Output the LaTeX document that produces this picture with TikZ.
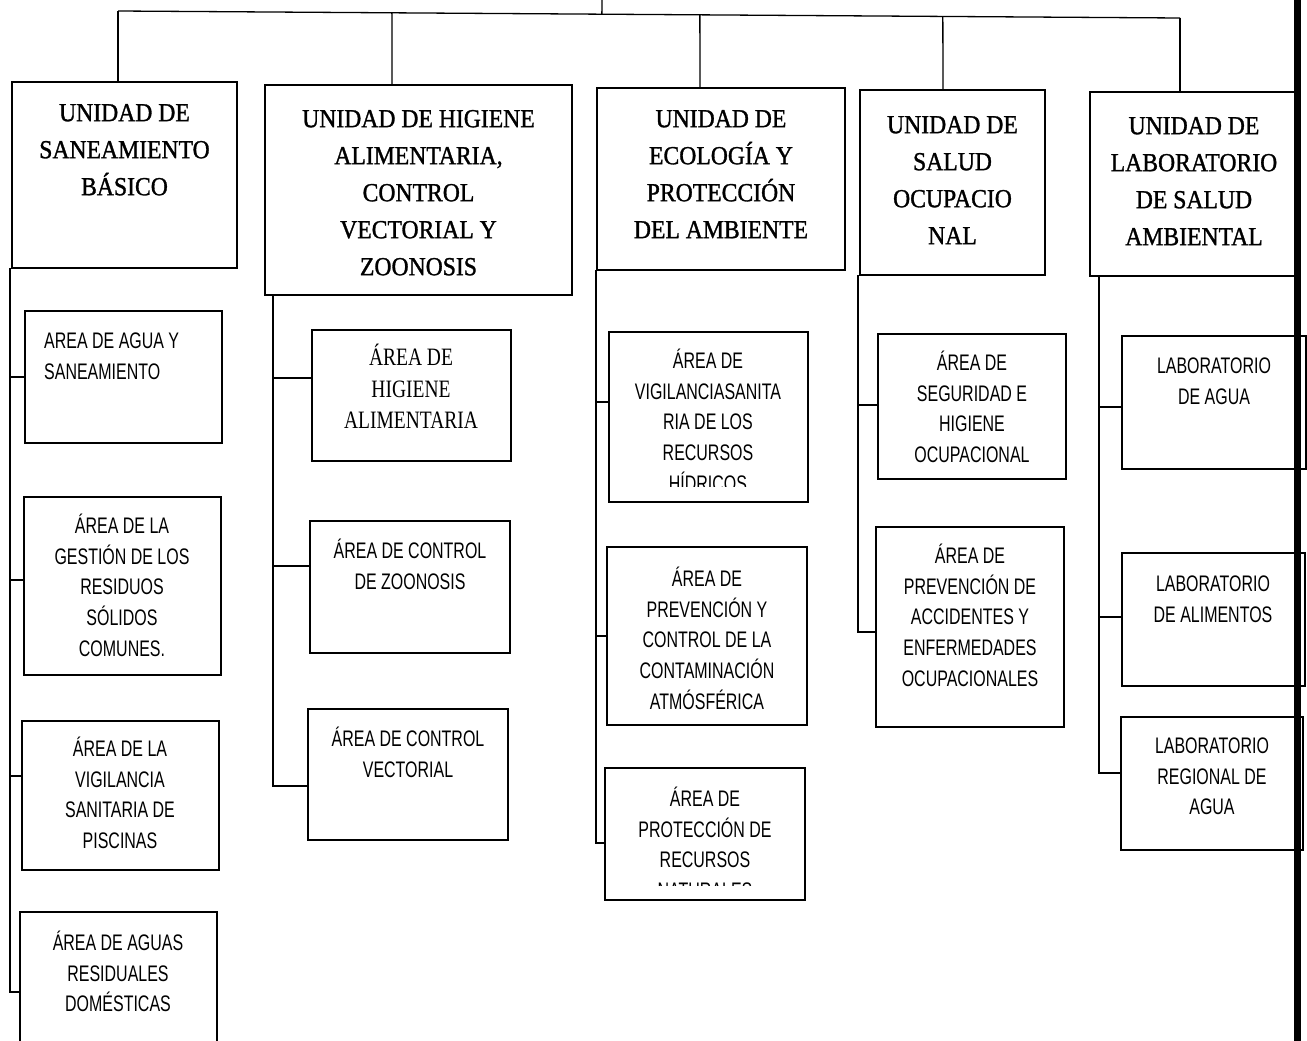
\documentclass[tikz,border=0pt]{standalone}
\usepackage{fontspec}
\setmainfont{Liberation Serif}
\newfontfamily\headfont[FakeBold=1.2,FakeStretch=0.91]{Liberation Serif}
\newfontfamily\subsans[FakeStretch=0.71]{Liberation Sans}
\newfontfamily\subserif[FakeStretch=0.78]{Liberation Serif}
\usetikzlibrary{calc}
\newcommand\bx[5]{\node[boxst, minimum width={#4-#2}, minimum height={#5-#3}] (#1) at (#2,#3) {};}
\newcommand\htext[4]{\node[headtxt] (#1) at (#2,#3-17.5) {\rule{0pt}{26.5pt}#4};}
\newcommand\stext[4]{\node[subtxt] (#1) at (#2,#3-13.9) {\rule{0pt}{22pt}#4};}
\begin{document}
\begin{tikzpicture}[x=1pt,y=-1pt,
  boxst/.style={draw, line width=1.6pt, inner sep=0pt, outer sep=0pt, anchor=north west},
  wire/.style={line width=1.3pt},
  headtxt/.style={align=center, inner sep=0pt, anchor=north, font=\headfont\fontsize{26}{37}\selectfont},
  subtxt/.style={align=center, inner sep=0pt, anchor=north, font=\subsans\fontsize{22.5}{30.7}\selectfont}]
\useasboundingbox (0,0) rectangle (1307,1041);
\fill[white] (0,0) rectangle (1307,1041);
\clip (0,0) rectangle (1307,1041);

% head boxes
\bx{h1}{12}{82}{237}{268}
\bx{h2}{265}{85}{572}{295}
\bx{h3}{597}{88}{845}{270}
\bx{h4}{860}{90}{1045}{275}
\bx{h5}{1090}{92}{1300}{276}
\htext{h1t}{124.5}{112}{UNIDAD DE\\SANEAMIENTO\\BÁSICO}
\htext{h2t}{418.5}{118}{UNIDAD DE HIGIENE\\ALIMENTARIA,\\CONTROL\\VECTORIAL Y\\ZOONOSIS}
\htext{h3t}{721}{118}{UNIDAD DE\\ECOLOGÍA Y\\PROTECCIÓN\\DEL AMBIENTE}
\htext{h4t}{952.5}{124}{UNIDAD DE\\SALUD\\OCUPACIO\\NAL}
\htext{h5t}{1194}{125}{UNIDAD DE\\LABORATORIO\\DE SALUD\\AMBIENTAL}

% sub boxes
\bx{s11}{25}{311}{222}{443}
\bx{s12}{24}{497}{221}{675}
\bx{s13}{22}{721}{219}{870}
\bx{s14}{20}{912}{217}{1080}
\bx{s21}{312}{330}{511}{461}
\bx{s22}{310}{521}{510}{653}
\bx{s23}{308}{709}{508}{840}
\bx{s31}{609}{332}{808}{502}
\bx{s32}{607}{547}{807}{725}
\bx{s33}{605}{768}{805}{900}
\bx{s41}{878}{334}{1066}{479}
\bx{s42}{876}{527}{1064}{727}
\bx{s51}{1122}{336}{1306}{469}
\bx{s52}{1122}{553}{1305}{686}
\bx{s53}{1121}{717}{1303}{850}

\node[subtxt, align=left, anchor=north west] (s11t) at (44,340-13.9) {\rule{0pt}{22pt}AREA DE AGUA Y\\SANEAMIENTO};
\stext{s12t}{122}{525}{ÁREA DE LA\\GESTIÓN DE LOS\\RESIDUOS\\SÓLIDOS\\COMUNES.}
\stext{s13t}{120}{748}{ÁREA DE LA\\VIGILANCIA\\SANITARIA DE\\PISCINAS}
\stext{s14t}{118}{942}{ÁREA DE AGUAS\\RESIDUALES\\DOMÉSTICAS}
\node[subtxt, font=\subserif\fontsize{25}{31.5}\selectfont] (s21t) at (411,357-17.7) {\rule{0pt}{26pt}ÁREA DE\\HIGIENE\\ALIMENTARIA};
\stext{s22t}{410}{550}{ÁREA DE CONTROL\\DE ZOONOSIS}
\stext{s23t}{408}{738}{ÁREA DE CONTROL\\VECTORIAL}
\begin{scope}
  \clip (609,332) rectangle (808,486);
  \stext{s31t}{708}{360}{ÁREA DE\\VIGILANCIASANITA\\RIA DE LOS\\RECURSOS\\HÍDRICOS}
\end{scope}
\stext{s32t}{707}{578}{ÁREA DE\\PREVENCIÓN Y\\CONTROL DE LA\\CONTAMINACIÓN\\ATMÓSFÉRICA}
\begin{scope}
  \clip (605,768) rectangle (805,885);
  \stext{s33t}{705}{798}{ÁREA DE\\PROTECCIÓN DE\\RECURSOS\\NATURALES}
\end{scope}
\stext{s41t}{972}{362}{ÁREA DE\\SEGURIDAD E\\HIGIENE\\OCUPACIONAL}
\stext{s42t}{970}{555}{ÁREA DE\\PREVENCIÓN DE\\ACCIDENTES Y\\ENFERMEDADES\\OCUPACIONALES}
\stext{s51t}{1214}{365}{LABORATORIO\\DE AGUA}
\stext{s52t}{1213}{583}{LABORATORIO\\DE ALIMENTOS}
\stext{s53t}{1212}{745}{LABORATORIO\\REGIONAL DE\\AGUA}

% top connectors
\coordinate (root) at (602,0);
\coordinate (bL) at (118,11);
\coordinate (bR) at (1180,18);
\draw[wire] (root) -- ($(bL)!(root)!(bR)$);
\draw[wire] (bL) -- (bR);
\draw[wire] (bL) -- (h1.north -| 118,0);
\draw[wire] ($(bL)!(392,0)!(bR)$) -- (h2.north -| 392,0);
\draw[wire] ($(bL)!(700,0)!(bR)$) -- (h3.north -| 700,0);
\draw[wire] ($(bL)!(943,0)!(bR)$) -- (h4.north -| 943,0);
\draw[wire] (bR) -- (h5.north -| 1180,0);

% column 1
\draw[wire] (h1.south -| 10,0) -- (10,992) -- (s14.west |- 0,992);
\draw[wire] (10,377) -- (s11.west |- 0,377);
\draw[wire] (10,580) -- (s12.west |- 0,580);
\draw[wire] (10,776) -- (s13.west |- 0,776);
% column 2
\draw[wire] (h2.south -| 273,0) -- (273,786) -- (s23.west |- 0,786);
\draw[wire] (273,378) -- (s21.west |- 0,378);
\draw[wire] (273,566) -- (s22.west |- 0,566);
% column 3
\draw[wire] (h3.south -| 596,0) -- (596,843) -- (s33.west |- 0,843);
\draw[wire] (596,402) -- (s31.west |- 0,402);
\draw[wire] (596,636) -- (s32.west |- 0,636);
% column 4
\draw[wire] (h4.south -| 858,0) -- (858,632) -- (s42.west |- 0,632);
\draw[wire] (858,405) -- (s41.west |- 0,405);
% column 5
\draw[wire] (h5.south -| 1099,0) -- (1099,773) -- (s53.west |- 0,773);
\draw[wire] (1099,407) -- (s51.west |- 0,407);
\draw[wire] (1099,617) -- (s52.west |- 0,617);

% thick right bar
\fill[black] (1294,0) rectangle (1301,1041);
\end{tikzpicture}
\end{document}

> [To be done]:
Quote the full listing above word for word; exclude every picture from the copy.

> [Reply to the exercise]:
Output the LaTeX document that produces this picture with TikZ.
\documentclass[tikz,border=0pt]{standalone}
\usepackage{fontspec}
\setmainfont{Liberation Serif}
\newfontfamily\headfont[FakeBold=1.2,FakeStretch=0.91]{Liberation Serif}
\newfontfamily\subsans[FakeStretch=0.71]{Liberation Sans}
\newfontfamily\subserif[FakeStretch=0.78]{Liberation Serif}
\usetikzlibrary{calc}
\newcommand\bx[5]{\node[boxst, minimum width={#4-#2}, minimum height={#5-#3}] (#1) at (#2,#3) {};}
\newcommand\htext[4]{\node[headtxt] (#1) at (#2,#3-17.5) {\rule{0pt}{26.5pt}#4};}
\newcommand\stext[4]{\node[subtxt] (#1) at (#2,#3-13.9) {\rule{0pt}{22pt}#4};}
\begin{document}
\begin{tikzpicture}[x=1pt,y=-1pt,
  boxst/.style={draw, line width=1.6pt, inner sep=0pt, outer sep=0pt, anchor=north west},
  wire/.style={line width=1.3pt},
  headtxt/.style={align=center, inner sep=0pt, anchor=north, font=\headfont\fontsize{26}{37}\selectfont},
  subtxt/.style={align=center, inner sep=0pt, anchor=north, font=\subsans\fontsize{22.5}{30.7}\selectfont}]
\useasboundingbox (0,0) rectangle (1307,1041);
\fill[white] (0,0) rectangle (1307,1041);
\clip (0,0) rectangle (1307,1041);

% head boxes
\bx{h1}{12}{82}{237}{268}
\bx{h2}{265}{85}{572}{295}
\bx{h3}{597}{88}{845}{270}
\bx{h4}{860}{90}{1045}{275}
\bx{h5}{1090}{92}{1300}{276}
\htext{h1t}{124.5}{112}{UNIDAD DE\\SANEAMIENTO\\BÁSICO}
\htext{h2t}{418.5}{118}{UNIDAD DE HIGIENE\\ALIMENTARIA,\\CONTROL\\VECTORIAL Y\\ZOONOSIS}
\htext{h3t}{721}{118}{UNIDAD DE\\ECOLOGÍA Y\\PROTECCIÓN\\DEL AMBIENTE}
\htext{h4t}{952.5}{124}{UNIDAD DE\\SALUD\\OCUPACIO\\NAL}
\htext{h5t}{1194}{125}{UNIDAD DE\\LABORATORIO\\DE SALUD\\AMBIENTAL}

% sub boxes
\bx{s11}{25}{311}{222}{443}
\bx{s12}{24}{497}{221}{675}
\bx{s13}{22}{721}{219}{870}
\bx{s14}{20}{912}{217}{1080}
\bx{s21}{312}{330}{511}{461}
\bx{s22}{310}{521}{510}{653}
\bx{s23}{308}{709}{508}{840}
\bx{s31}{609}{332}{808}{502}
\bx{s32}{607}{547}{807}{725}
\bx{s33}{605}{768}{805}{900}
\bx{s41}{878}{334}{1066}{479}
\bx{s42}{876}{527}{1064}{727}
\bx{s51}{1122}{336}{1306}{469}
\bx{s52}{1122}{553}{1305}{686}
\bx{s53}{1121}{717}{1303}{850}

\node[subtxt, align=left, anchor=north west] (s11t) at (44,340-13.9) {\rule{0pt}{22pt}AREA DE AGUA Y\\SANEAMIENTO};
\stext{s12t}{122}{525}{ÁREA DE LA\\GESTIÓN DE LOS\\RESIDUOS\\SÓLIDOS\\COMUNES.}
\stext{s13t}{120}{748}{ÁREA DE LA\\VIGILANCIA\\SANITARIA DE\\PISCINAS}
\stext{s14t}{118}{942}{ÁREA DE AGUAS\\RESIDUALES\\DOMÉSTICAS}
\node[subtxt, font=\subserif\fontsize{25}{31.5}\selectfont] (s21t) at (411,357-17.7) {\rule{0pt}{26pt}ÁREA DE\\HIGIENE\\ALIMENTARIA};
\stext{s22t}{410}{550}{ÁREA DE CONTROL\\DE ZOONOSIS}
\stext{s23t}{408}{738}{ÁREA DE CONTROL\\VECTORIAL}
\begin{scope}
  \clip (609,332) rectangle (808,486);
  \stext{s31t}{708}{360}{ÁREA DE\\VIGILANCIASANITA\\RIA DE LOS\\RECURSOS\\HÍDRICOS}
\end{scope}
\stext{s32t}{707}{578}{ÁREA DE\\PREVENCIÓN Y\\CONTROL DE LA\\CONTAMINACIÓN\\ATMÓSFÉRICA}
\begin{scope}
  \clip (605,768) rectangle (805,885);
  \stext{s33t}{705}{798}{ÁREA DE\\PROTECCIÓN DE\\RECURSOS\\NATURALES}
\end{scope}
\stext{s41t}{972}{362}{ÁREA DE\\SEGURIDAD E\\HIGIENE\\OCUPACIONAL}
\stext{s42t}{970}{555}{ÁREA DE\\PREVENCIÓN DE\\ACCIDENTES Y\\ENFERMEDADES\\OCUPACIONALES}
\stext{s51t}{1214}{365}{LABORATORIO\\DE AGUA}
\stext{s52t}{1213}{583}{LABORATORIO\\DE ALIMENTOS}
\stext{s53t}{1212}{745}{LABORATORIO\\REGIONAL DE\\AGUA}

% top connectors
\coordinate (root) at (602,0);
\coordinate (bL) at (118,11);
\coordinate (bR) at (1180,18);
\draw[wire] (root) -- ($(bL)!(root)!(bR)$);
\draw[wire] (bL) -- (bR);
\draw[wire] (bL) -- (h1.north -| 118,0);
\draw[wire] ($(bL)!(392,0)!(bR)$) -- (h2.north -| 392,0);
\draw[wire] ($(bL)!(700,0)!(bR)$) -- (h3.north -| 700,0);
\draw[wire] ($(bL)!(943,0)!(bR)$) -- (h4.north -| 943,0);
\draw[wire] (bR) -- (h5.north -| 1180,0);

% column 1
\draw[wire] (h1.south -| 10,0) -- (10,992) -- (s14.west |- 0,992);
\draw[wire] (10,377) -- (s11.west |- 0,377);
\draw[wire] (10,580) -- (s12.west |- 0,580);
\draw[wire] (10,776) -- (s13.west |- 0,776);
% column 2
\draw[wire] (h2.south -| 273,0) -- (273,786) -- (s23.west |- 0,786);
\draw[wire] (273,378) -- (s21.west |- 0,378);
\draw[wire] (273,566) -- (s22.west |- 0,566);
% column 3
\draw[wire] (h3.south -| 596,0) -- (596,843) -- (s33.west |- 0,843);
\draw[wire] (596,402) -- (s31.west |- 0,402);
\draw[wire] (596,636) -- (s32.west |- 0,636);
% column 4
\draw[wire] (h4.south -| 858,0) -- (858,632) -- (s42.west |- 0,632);
\draw[wire] (858,405) -- (s41.west |- 0,405);
% column 5
\draw[wire] (h5.south -| 1099,0) -- (1099,773) -- (s53.west |- 0,773);
\draw[wire] (1099,407) -- (s51.west |- 0,407);
\draw[wire] (1099,617) -- (s52.west |- 0,617);

% thick right bar
\fill[black] (1294,0) rectangle (1301,1041);
\end{tikzpicture}
\end{document}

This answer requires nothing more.